:: DATASET EXCERPT ::
■ ■ ■ ■ ■ ■ ■
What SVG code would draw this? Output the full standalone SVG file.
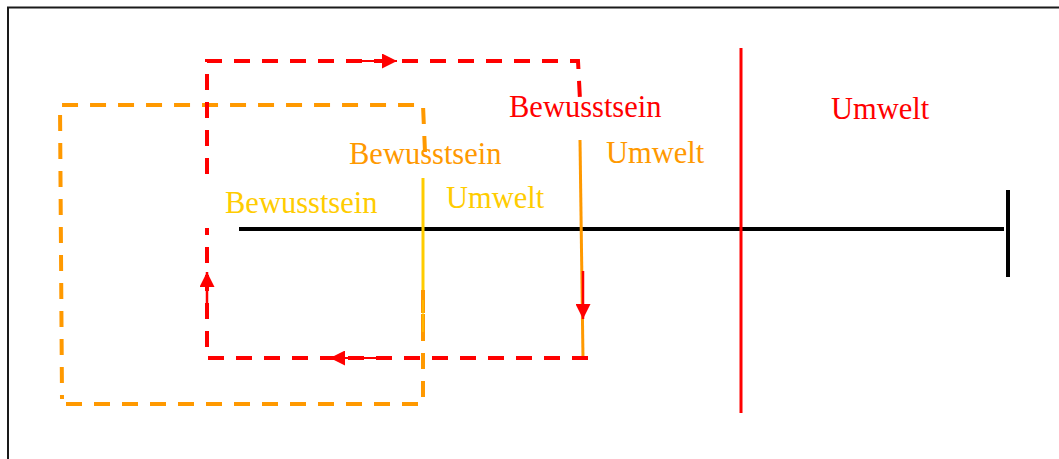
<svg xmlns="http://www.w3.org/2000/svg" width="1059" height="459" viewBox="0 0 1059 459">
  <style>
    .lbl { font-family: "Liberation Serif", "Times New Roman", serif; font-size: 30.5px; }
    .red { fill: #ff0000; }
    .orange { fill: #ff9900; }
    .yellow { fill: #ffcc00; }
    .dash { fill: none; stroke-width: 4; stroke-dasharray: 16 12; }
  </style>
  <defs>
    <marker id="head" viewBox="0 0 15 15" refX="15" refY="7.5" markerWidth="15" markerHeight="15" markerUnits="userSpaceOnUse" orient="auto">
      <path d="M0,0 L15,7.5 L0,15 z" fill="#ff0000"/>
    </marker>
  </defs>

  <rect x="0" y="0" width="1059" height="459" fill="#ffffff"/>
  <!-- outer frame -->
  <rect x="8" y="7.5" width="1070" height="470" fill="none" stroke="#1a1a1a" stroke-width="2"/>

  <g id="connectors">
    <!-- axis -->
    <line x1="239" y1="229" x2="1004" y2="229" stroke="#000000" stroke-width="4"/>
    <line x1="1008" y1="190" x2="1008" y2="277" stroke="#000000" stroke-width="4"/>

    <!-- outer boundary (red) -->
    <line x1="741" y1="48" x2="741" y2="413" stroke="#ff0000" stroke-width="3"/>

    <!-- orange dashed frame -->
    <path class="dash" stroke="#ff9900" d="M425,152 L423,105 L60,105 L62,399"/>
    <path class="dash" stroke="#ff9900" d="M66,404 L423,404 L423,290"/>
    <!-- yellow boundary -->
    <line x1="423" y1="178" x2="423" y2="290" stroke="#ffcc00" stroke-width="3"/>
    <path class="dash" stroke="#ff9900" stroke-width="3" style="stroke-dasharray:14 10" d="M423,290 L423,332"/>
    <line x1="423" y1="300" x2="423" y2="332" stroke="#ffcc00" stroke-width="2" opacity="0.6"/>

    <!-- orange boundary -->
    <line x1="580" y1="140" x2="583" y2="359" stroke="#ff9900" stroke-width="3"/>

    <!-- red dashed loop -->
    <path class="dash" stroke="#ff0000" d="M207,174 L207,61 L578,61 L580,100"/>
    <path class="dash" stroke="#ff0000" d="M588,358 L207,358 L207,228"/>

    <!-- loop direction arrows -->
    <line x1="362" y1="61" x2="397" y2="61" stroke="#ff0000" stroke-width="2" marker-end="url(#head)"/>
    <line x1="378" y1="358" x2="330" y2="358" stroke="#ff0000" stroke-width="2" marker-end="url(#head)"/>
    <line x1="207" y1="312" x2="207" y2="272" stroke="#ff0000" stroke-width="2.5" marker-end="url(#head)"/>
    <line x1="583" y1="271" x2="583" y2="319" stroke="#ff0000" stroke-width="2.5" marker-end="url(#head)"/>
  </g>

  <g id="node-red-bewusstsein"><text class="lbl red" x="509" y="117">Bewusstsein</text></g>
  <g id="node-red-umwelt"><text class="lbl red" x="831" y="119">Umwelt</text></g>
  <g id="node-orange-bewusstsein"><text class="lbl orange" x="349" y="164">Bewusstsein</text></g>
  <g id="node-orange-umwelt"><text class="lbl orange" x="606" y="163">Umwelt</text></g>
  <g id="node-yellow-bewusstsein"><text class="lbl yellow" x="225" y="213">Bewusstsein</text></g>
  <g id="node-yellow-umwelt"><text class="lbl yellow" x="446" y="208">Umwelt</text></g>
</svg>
■ ■ ■ ■ ■ ■ ■
Restate the entire listing word for word, excluding pictures.

:: EXERCISE OUTPUT ::
What SVG code would draw this? Output the full standalone SVG file.
<svg xmlns="http://www.w3.org/2000/svg" width="1059" height="459" viewBox="0 0 1059 459">
  <style>
    .lbl { font-family: "Liberation Serif", "Times New Roman", serif; font-size: 30.5px; }
    .red { fill: #ff0000; }
    .orange { fill: #ff9900; }
    .yellow { fill: #ffcc00; }
    .dash { fill: none; stroke-width: 4; stroke-dasharray: 16 12; }
  </style>
  <defs>
    <marker id="head" viewBox="0 0 15 15" refX="15" refY="7.5" markerWidth="15" markerHeight="15" markerUnits="userSpaceOnUse" orient="auto">
      <path d="M0,0 L15,7.5 L0,15 z" fill="#ff0000"/>
    </marker>
  </defs>

  <rect x="0" y="0" width="1059" height="459" fill="#ffffff"/>
  <!-- outer frame -->
  <rect x="8" y="7.5" width="1070" height="470" fill="none" stroke="#1a1a1a" stroke-width="2"/>

  <g id="connectors">
    <!-- axis -->
    <line x1="239" y1="229" x2="1004" y2="229" stroke="#000000" stroke-width="4"/>
    <line x1="1008" y1="190" x2="1008" y2="277" stroke="#000000" stroke-width="4"/>

    <!-- outer boundary (red) -->
    <line x1="741" y1="48" x2="741" y2="413" stroke="#ff0000" stroke-width="3"/>

    <!-- orange dashed frame -->
    <path class="dash" stroke="#ff9900" d="M425,152 L423,105 L60,105 L62,399"/>
    <path class="dash" stroke="#ff9900" d="M66,404 L423,404 L423,290"/>
    <!-- yellow boundary -->
    <line x1="423" y1="178" x2="423" y2="290" stroke="#ffcc00" stroke-width="3"/>
    <path class="dash" stroke="#ff9900" stroke-width="3" style="stroke-dasharray:14 10" d="M423,290 L423,332"/>
    <line x1="423" y1="300" x2="423" y2="332" stroke="#ffcc00" stroke-width="2" opacity="0.6"/>

    <!-- orange boundary -->
    <line x1="580" y1="140" x2="583" y2="359" stroke="#ff9900" stroke-width="3"/>

    <!-- red dashed loop -->
    <path class="dash" stroke="#ff0000" d="M207,174 L207,61 L578,61 L580,100"/>
    <path class="dash" stroke="#ff0000" d="M588,358 L207,358 L207,228"/>

    <!-- loop direction arrows -->
    <line x1="362" y1="61" x2="397" y2="61" stroke="#ff0000" stroke-width="2" marker-end="url(#head)"/>
    <line x1="378" y1="358" x2="330" y2="358" stroke="#ff0000" stroke-width="2" marker-end="url(#head)"/>
    <line x1="207" y1="312" x2="207" y2="272" stroke="#ff0000" stroke-width="2.5" marker-end="url(#head)"/>
    <line x1="583" y1="271" x2="583" y2="319" stroke="#ff0000" stroke-width="2.5" marker-end="url(#head)"/>
  </g>

  <g id="node-red-bewusstsein"><text class="lbl red" x="509" y="117">Bewusstsein</text></g>
  <g id="node-red-umwelt"><text class="lbl red" x="831" y="119">Umwelt</text></g>
  <g id="node-orange-bewusstsein"><text class="lbl orange" x="349" y="164">Bewusstsein</text></g>
  <g id="node-orange-umwelt"><text class="lbl orange" x="606" y="163">Umwelt</text></g>
  <g id="node-yellow-bewusstsein"><text class="lbl yellow" x="225" y="213">Bewusstsein</text></g>
  <g id="node-yellow-umwelt"><text class="lbl yellow" x="446" y="208">Umwelt</text></g>
</svg>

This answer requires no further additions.